Authors: Kathy Berry & Noelle Huang
The UK government has published its Report on Copyright and Artificial Intelligence and an accompanying economic Impact Assessment evaluating the policy options in its recent copyright and AI consultation. The headline conclusion is that no reforms are imminent. Instead, the Government will continue to monitor, collect evidence and explore best practice before deciding whether to act. Significantly, the proposal in the consultation to introduce a broad text and data mining (TDM) exception with an opt-out for rightsholders is "no longer the government's preferred way forward".
Background
The UK government has been grappling with AI and copyright reform since 2020 when it launched its first consultation on AI and IP. Its initial plan to introduce a broad copyright exception for commercial TDM (with no opt-out) was scrapped in 2023 following a forceful backlash from the creative industries. A subsequent attempt to broker an industry code of practice on the use of copyright works to train AI also failed. A further consultation on AI and copyright ran from December 2024 to February 2025, this time proposing a TDM exception with the ability for rightsholders to opt out. The consultation garnered over 11,500 responses. This issue also proved contentious during the passage of the Data (Use and Access) Bill, with the House of Lords seeking to introduce copyright and AI provisions into that legislation. The compromise reached and recorded in sections 135 and 136 of the Data (Use and Access) Act 2025, required the Government to publish a report on the use of copyright works in the development of AI systems and an economic impact assessment of each of its consultation policy options. Both reports were published on 18 March.
The reports
The Report on Copyright and Artificial Intelligence and Copyright and AI Impact Assessment run to 125 and 52 pages respectively, spanning legal history, consultation responses, international positions, policy conclusions, and economic analysis. The key conclusions are as follows.

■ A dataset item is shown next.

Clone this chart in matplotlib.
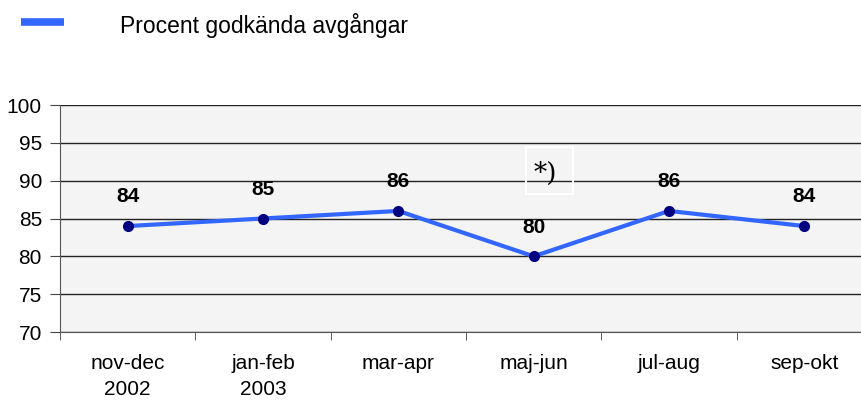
import matplotlib
matplotlib.use("Agg")
import matplotlib.pyplot as plt
from matplotlib.patches import Rectangle
from matplotlib.lines import Line2D

periods = ["nov-dec\n2002", "jan-feb\n2003", "mar-apr", "maj-jun", "jul-aug", "sep-okt"]
approved_pct = [84, 85, 86, 80, 86, 84]
legend_label = "Procent godkända avgångar"
yticks = [70, 75, 80, 85, 90, 95, 100]

plt.rcParams["font.family"] = ["Liberation Sans", "DejaVu Sans"]

fig = plt.figure(figsize=(8.61, 4.03), dpi=100)
# plot area runs a little past the right edge, as in the original
ax = fig.add_axes([60 / 861, 71 / 403, 812 / 861, 227 / 403])
ax.set_facecolor("#f4f4f4")

x = list(range(len(periods)))
ax.plot(x, approved_pct, color="#3366ff", lw=3, marker="o", ms=7,
        mfc="#000080", mec="#000080", zorder=3)
for xi, v in zip(x, approved_pct):
    ax.annotate(str(v), (xi, v), xytext=(0, 21), textcoords="offset points",
                ha="center", va="center", fontsize=15, fontweight="bold")

ax.set_xlim(-0.5, len(periods) - 0.5)
ax.set_ylim(70, 100)
ax.set_yticks(yticks)
ax.yaxis.grid(True, color="#222222", lw=1)
ax.set_axisbelow(True)

ax.set_xticks(x)
ax.set_xticklabels(periods, fontsize=15, linespacing=1.45)
ax.set_xticks([i - 0.5 for i in x] + [len(periods) - 0.5], minor=True)
ax.tick_params(axis="x", which="major", length=0, pad=16)
ax.tick_params(axis="x", which="minor", length=6, direction="out", color="#444444")
ax.tick_params(axis="y", length=7, direction="out", color="#444444", labelsize=15, pad=6)

for side in ["top", "right"]:
    ax.spines[side].set_visible(False)
ax.spines["left"].set_color("#555555")
ax.spines["bottom"].set_color("#555555")

# note box
ax.text(3.09, 91.0, "*)", family="DejaVu Serif", fontsize=19, ha="center", va="center")
ax.add_patch(Rectangle((2.94, 88.3), 0.35, 6.2, fill=False, ec="white", lw=1.5,
                       zorder=4))

# legend drawn by hand
fig.add_artist(Line2D([21 / 861, 64 / 861], [381 / 403, 381 / 403], color="#3366ff",
                      lw=5.5, solid_capstyle="butt"))
fig.text(120 / 861, 377 / 403, legend_label, fontsize=16.5, va="center", ha="left")

fig.savefig("out.png", dpi=100)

- No new AI training exception (for now)
A broad copyright exception for TDM with the ability for rightsholders to opt-out is no longer the Government's preferred way forward. The creative industries feared that this would allow their works to be used without compensation and in direct competition to them. AI developers on the other hand, while broadly supportive of copyright exceptions, were concerned that a high take up of opt-outs would undermine the purpose of the exception. As well as this lack of consensus, the Government cites ongoing gaps in the evidence base, fast-moving international developments, including continuing EU court consideration of its own equivalent exception, and a rapidly evolving technology landscape as reasons to pause. No reforms will be introduced until it is confident they will meet the twin objectives of protecting the UK’s creative industry and unlocking the economic potential of AI. So, for the time being, it will continue to watch and wait.
- Transparency re inputs and outputs
The Report reveals that over 90% of consultation respondents agreed that AI developers should disclose the sources of their training material, and so movement in this area is likely. However, the Government’s current proposals are limited to monitoring the effect of transparency rules in other countries and developing industry-led best practices. Regulation in this area is not currently on the table. The same light-touch approach applies to the labelling of AI-generated content, where again the Government will monitor and explore good practice rather than legislate.
- Licensing: Government will not intervene
The broad conclusion on licensing copyright content for AI use is that it should continue to be a commercial negotiation between the parties involved, and government intervention is both unjustified and unwelcome. Government’s role should be limited to ensuring that market conditions exist to allow licensing to flourish. For now, proposals are limited to monitoring emerging international approaches (for example, India is currently considering a statutory licensing model requiring AI developers to pay royalties distributed through a collective management organisation). The UK will also support access to valuable datasets including through the Creative Content Exchange, a pilot marketplace involving content from British cultural institutions.
- Computer-generated works: legislative change ahead?
UK law grants copyright protection for wholly computer-generated works.1 The Government proposes to continue monitoring the value of this protection but has signalled that it will be removed in the absence of evidence justifying its retention (the Report notes that most jurisdictions do not provide copyright protection for computer-generated works, including the US and China, both of which experience higher investment in AI than the UK). This is the firmest suggestion of legislative reform in the Report and could be significant for businesses relying on copyright protection for wholly AI-generated works: ensuring meaningful human creative involvement in the generative process is now the safer route.
- Digital replicas: a new personality right under consideration
UK law provides no general right of personality, and the existing patchwork of legal protections may not adequately address the growing risk of non-consensual AI-generated replicas of a person's voice or likeness. The Government proposes to explore a range of options, including whether a new statutory personality or digital replica right would be appropriate, but stops short of committing to any specific reform. This is an area to watch carefully, as the implications of such a right could extend beyond the AI context, reshaping how individuals in the UK can control the use of their likeness and voice in media and entertainment more generally.
Comment
The overarching theme of this report is deferral. Despite significant industry pressure, the Government's response is to monitor, explore best practice, and wait for international developments to take shape before committing to any real action. Rightsholders can take some comfort that their existing protections remain intact. However, the report offers little in the way of immediate resolution and will disappoint those on either side of the debate who were hoping for swift action or a clear direction of travel.